Responsive Environments (REA Lab Seminar)

This course looks at the relationship between technology, perception and the built environment. Smart, media driven products and environments are becoming extension of our sense of self. In addition, the advances in current embedded sensing and actuating technologies combined with media are creating unprecedented opportunities to blur the boundaries between the digital and the physical environment. Responsive Environments takes the notion of thinking about the digital and the physical world as an indivisible whole.

This seminar gives the theoretical and practical background through readings discussions, examining current and past case studies, and hands-on workshops to conceive and design working prototypes and speculative proposals of technologically driven and augmented everyday environments.

The course places an important emphasis on what makes the design of these responsive environments perceptually valid, the readings and the case studies focus on defining, understanding and generating discussions around the different cognitive models to evaluate and create digitally driven experiences in the built environment.

The seminar focuses on a few topics including techniques of digital/physical inversion, body-centric interaction, the perceptual logic of cause and effect, digital longevity, the natural and the synthetic. The course also covers the technical skills required to design and prototype digitally driven experiences in the built environment through series of workshops in relevant software/hardware.
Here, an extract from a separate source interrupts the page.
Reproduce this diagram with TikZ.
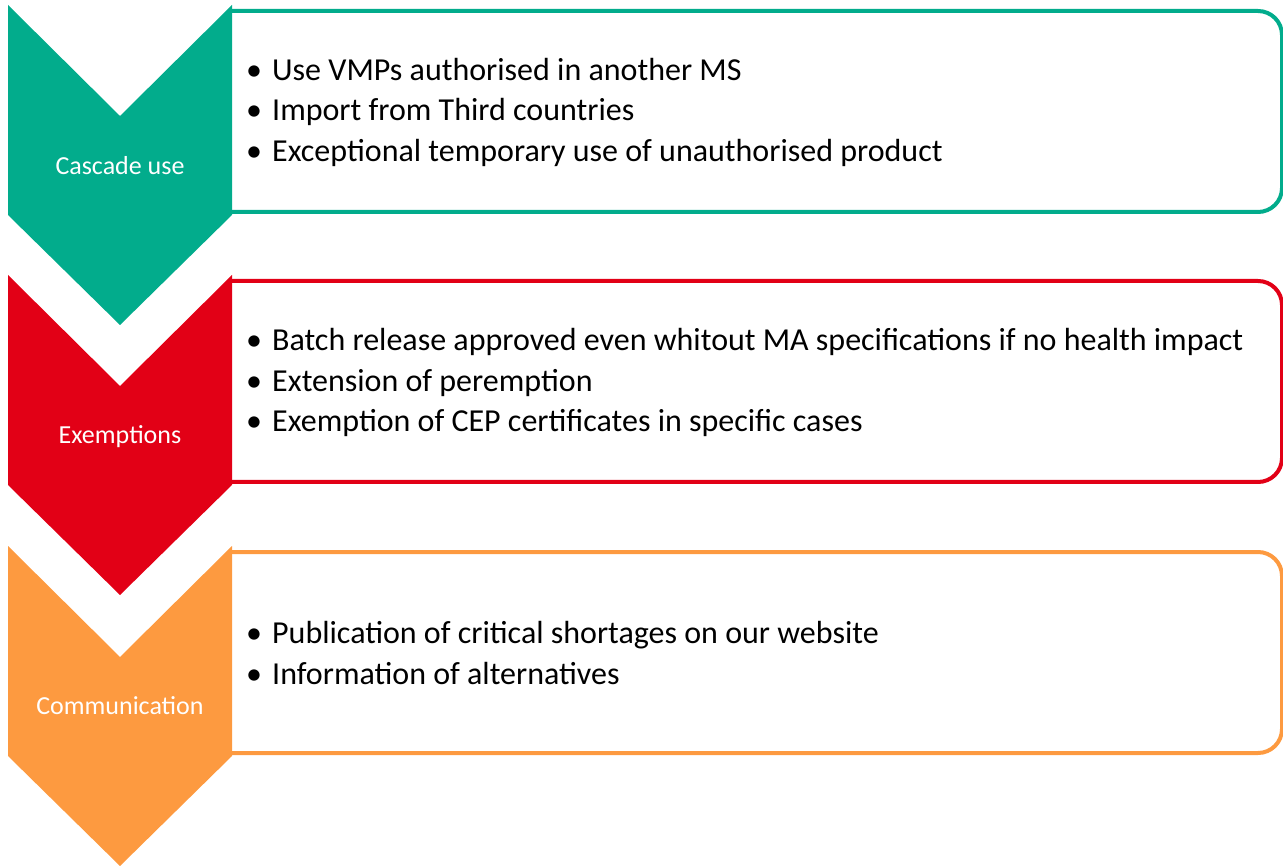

The first part of the course leading to the final project will constitute of readings, context and site analysis technology documentation and workshops.

The final project will be a full scale prototype or an installation.

This year the site and the context for this semester will be in Guanzhou, China and one week site visit is planned for March 8-15. Students traveling to China will be term billed $300 for international travel and will be responsible for the cost of meals and incidentals.

Please note that enrollment in this course is limited to 16, and 10 places are reserved for students in their first year of the MDesS technology track as this course is required for them (These students must still select the course in the limited-enrollment course lottery). Four spaces will remain in the lottery for students outside of this group.